The papers include the Baltimore Sun, Newsday, the Chicago Tribune and the Orlando Sentinel. The company also owns flagship Cubs television and radio station WGN.

But a lack of broad interest in acquiring Tribune as a whole combined with underwhelming offers from private-equity bidders -- and the potential tax penalties of selling individual properties -- has led some in the industry to begin calling the attempted sale a "busted auction."

The bidding that began in September has not gone as well as the family would have liked.

The Chandlers had already approached Providence months ago, before the bidding began, to float the idea of a partnership to buy Tribune, said a source with knowledge of the situation who spoke on condition of anonymity because the process is ongoing.

Reports in yesterday's New York Times said the Chandlers were once again reaching out to private-equity firms to explore the possibility of a partnership to buy certain Tribune assets.

Not all of the bidders have been approached by the Chandlers this time, the source said.

One possibility for Tribune is to spin off the broadcast assets -- and perhaps the Cubs -- to another company and take the newspapers private, with cash supplied by equity firms.

Tribune had set a deadline of the end of the year to make a preliminary decision on the bidders but recently extended the date into 2007.
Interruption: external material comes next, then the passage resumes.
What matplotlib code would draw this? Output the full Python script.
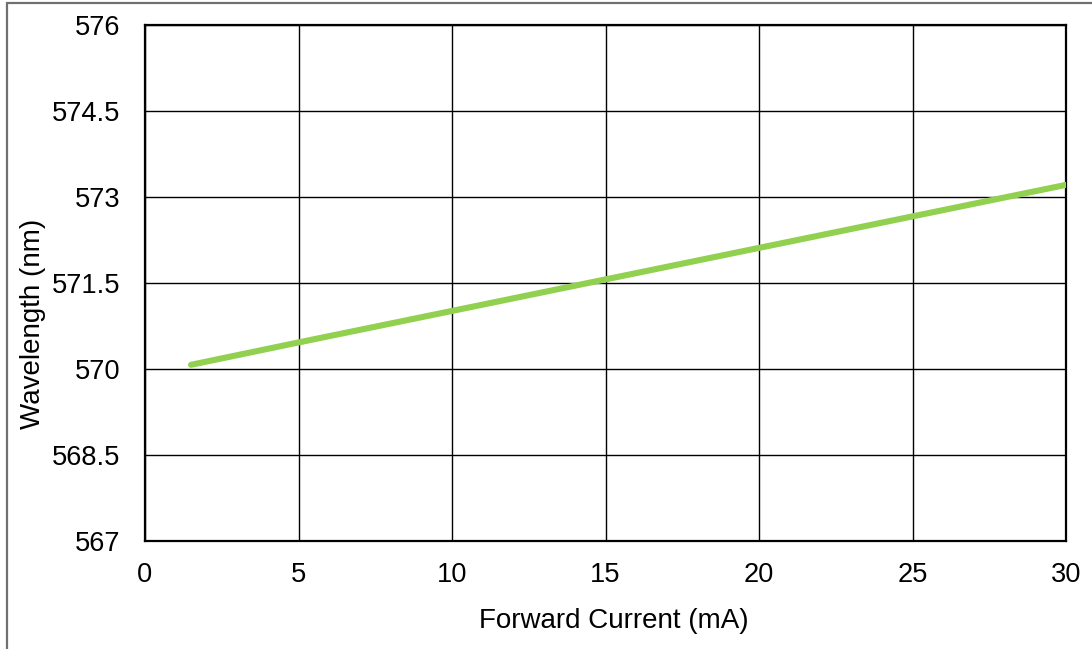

After examining Tribune's assets, the private-equity bidders have been unable to determine how to extract more shareholder value out of the company, said an industry source who spoke on condition of anonymity because the process is ongoing.

Tribune shares closed up 13 cents yesterday, at $32.62. The stock opened the year trading at less than $32 per share but climbed as high as $34 in September, when the company said it would seek bidders.

There is interest in Tribune's individual properties. For instance, a group of Baltimore business leaders would like to buy the Sun.

But Tribune probably would face a substantial tax burden if it sold off its pieces one by one, unless it employed certain exotic finance mechanisms.